2、获取某张表的信息 describe_table()
def get_table_desc_only(self,table):
try:
response = self.client.describe_table(TableName=table)
except Exception as e:
print 'ERROR: no such table like ' + table
exit(-1)
else:
return response["Table"]
此处只是将response["Table"]原原本本地返回,没有做其它处理。
如果我想知道一张表的大小,可以:
def get_table_size(self,table):
response = self.get_table_desc_only(table)
stastic = {}
stastic['TableSizeBytes'] = response['TableSizeBytes']

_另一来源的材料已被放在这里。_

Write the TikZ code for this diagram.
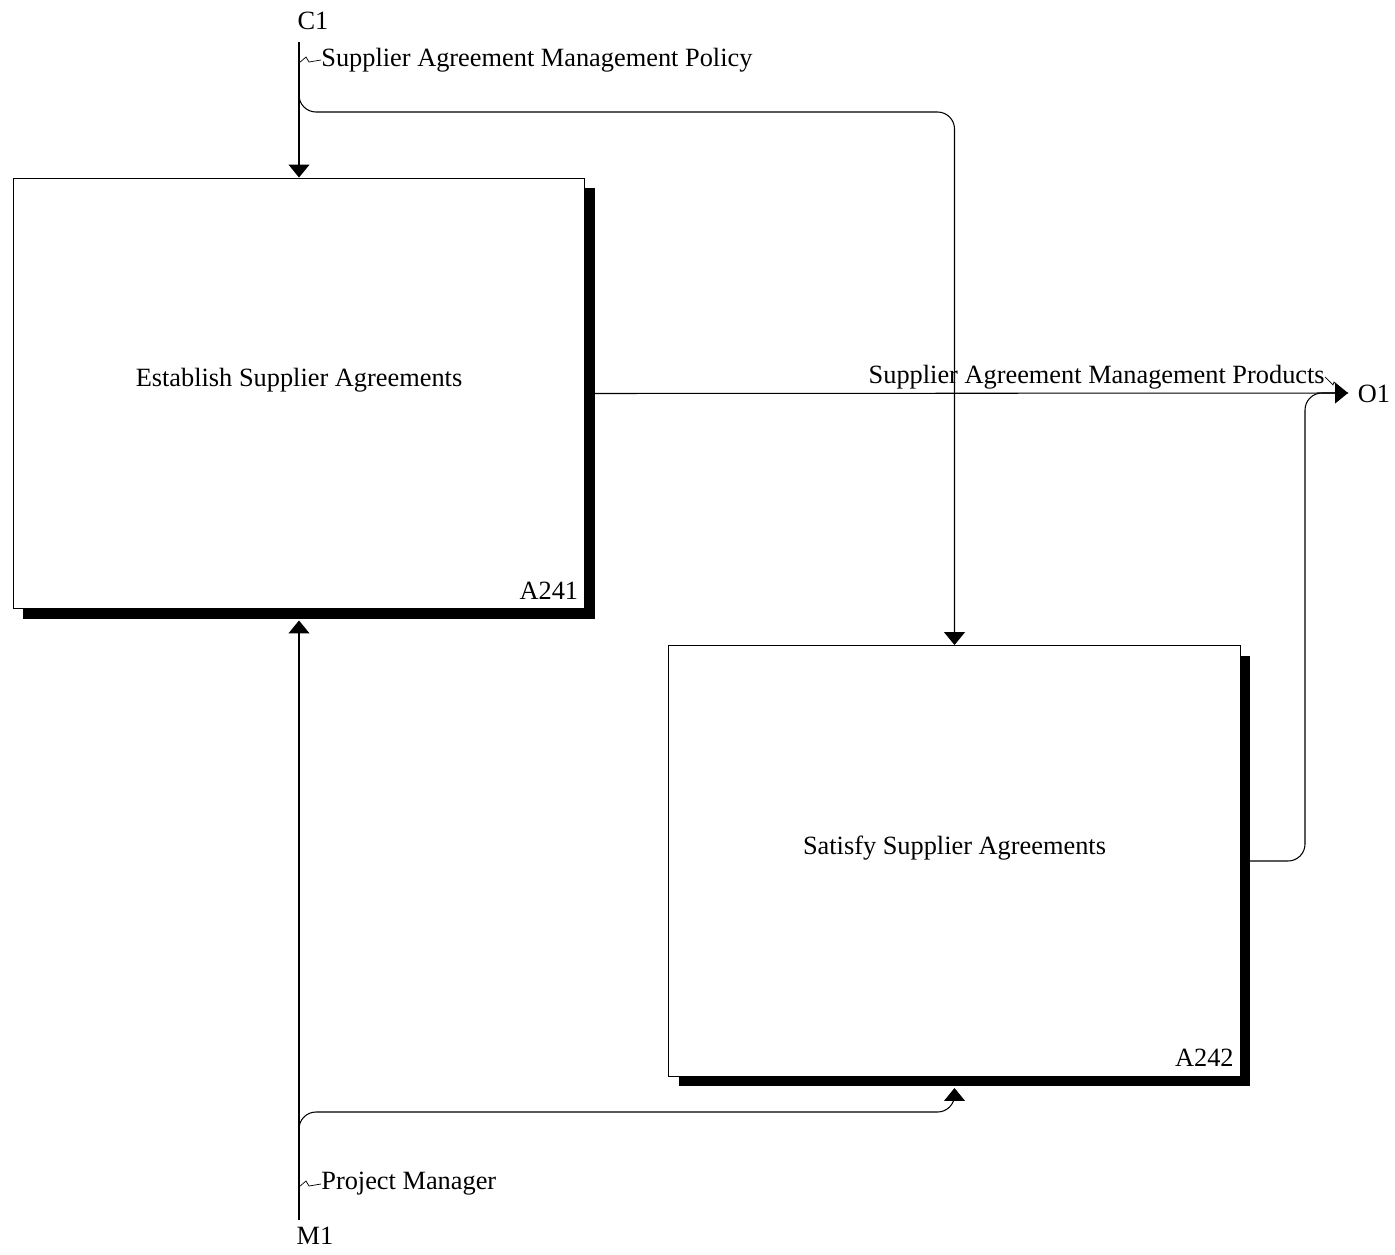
\documentclass[tikz,border=0pt]{standalone}
\usepackage{fontspec}
\setmainfont{Liberation Serif}
\usetikzlibrary{arrows.meta,positioning,shadows}

\begin{document}
\begin{tikzpicture}[
    x=0.02cm, y=-0.02cm,
    font=\fontsize{15}{18}\selectfont,
    act/.style={rectangle, draw, fill=white, line width=0.6pt, inner sep=0pt,
      minimum width=11.44cm, minimum height=8.62cm,
      drop shadow={shadow xshift=0.2cm, shadow yshift=-0.2cm, fill=black, opacity=1}},
    flow/.style={line width=0.6pt, -{Triangle[length=0.26cm, width=0.42cm]}},
    wire/.style={line width=0.6pt},
    squig/.style={line width=0.4pt},
    tag/.style={inner sep=0pt, anchor=south east}
]
\useasboundingbox (0,0) rectangle (1395,1254);

% activity boxes
\node[act] (a241) at (299,393.5) {};
\node[act] (a242) at (954.5,861) {};
\node (t241) at ([yshift=0.26cm]a241.center) {Establish Supplier Agreements};
\node (t242) at ([yshift=0.26cm]a242.center) {Satisfy Supplier Agreements};
\node[tag] (n241) at ([xshift=-0.14cm, yshift=0.2cm]a241.south east) {A241};
\node[tag] (n242) at ([xshift=-0.14cm, yshift=0.2cm]a242.south east) {A242};

% boundary ends
\node (c1) at (313,21) {C1};
\node (m1) at (315,1236) {M1};
\node (o1) at (1374,394) {O1};
\coordinate (c1end) at (299,42);
\coordinate (m1end) at (299,1220);
\coordinate (o1end) at (1348,393);
\coordinate (c1fork) at (299,95);
\coordinate (m1fork) at (299,1130);

% control
\draw[flow] (c1end) -- (a241.north);
\draw[flow, rounded corners=0.34cm] (c1fork) |- (a242.north |- 0,112) -- (a242.north);
\node[anchor=west, inner sep=0pt] (lpol) at (321,60) {Supplier Agreement Management Policy};
\draw[squig] (299,63) -- (306,57) -- (309,62) -- (lpol.west);

% output
\draw[flow] (a241.east) -- (o1end);
\draw[wire, rounded corners=0.34cm] (a242.east) -| (1305,393) -- (o1end);
\node[anchor=east, inner sep=0pt] (lprod) at (1325,377) {Supplier Agreement Management Products};
\draw[squig] (lprod.east) -- (1333,385) -- (1334,382) -- (1341,390);

% mechanism
\draw[flow] (m1end) -- ([yshift=-0.22cm]a241.south);
\draw[flow, rounded corners=0.34cm] (m1fork) |- (a242.south |- 0,1112) -- ([yshift=-0.22cm]a242.south);
\node[anchor=west, inner sep=0pt] (lpm) at (321,1184) {Project Manager};
\draw[squig] (299,1187) -- (306,1181) -- (309,1186) -- (lpm.west);
\end{tikzpicture}
\end{document}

stastic['ItemCount'] = response['ItemCount']
return stastic
如果想知道其它信息,而且是只想知道那些信息的话,也可以写出对应的方法。
3、创建一张表
def create_table(self,tablename,keySchema,attributeDefinitions,provisionedThroughput):
table = self.client.create_table(
TableName=tablename,
KeySchema=keySchema,
AttributeDefinitions=attributeDefinitions,
ProvisionedThroughput=provisionedThroughput
)
# Wait until the table exists.
self.client.get_waiter('table_exists').wait(TableName=tablename)
response = self.client.describe_table(TableName=tablename)
print response
这是在创建一张没有索引的表。创表需要时间,所以使用了get_waiter()方法。
4、插入数据
def put_item(self,tableName,item):
try:
self.client.put_item(
TableName=tableName,
Item=item
)
except Exception as e:
print 'ERROR: put item fail. msg: ' + str(e)
exit(-1)
else:
return
封装的此方法需要传入的是一个格式正确的json,并且key要与表对应。比如:
{'uid':{'N':'999'},'aid':{'N':'999'},'sid':{'N':'999'},'ksid':{'N':'999'}}
5、删表
def delete_table(self,table):
try:
self.client.delete_table(
TableName=table
)
except Exception as e:
print 'ERROR: delete table ' + table + ' fail. msg: ' + str(e)
else:
print 'delete table ' + table + ' succ'
其它方法不多说了。接下来就是表的备份与恢复。要做到什么程度呢,备份的时候,保存好表的结构,大小,以及所有条目,包括索引,恢复的时候,要能建一张一模一样的表,并把数据灌进去。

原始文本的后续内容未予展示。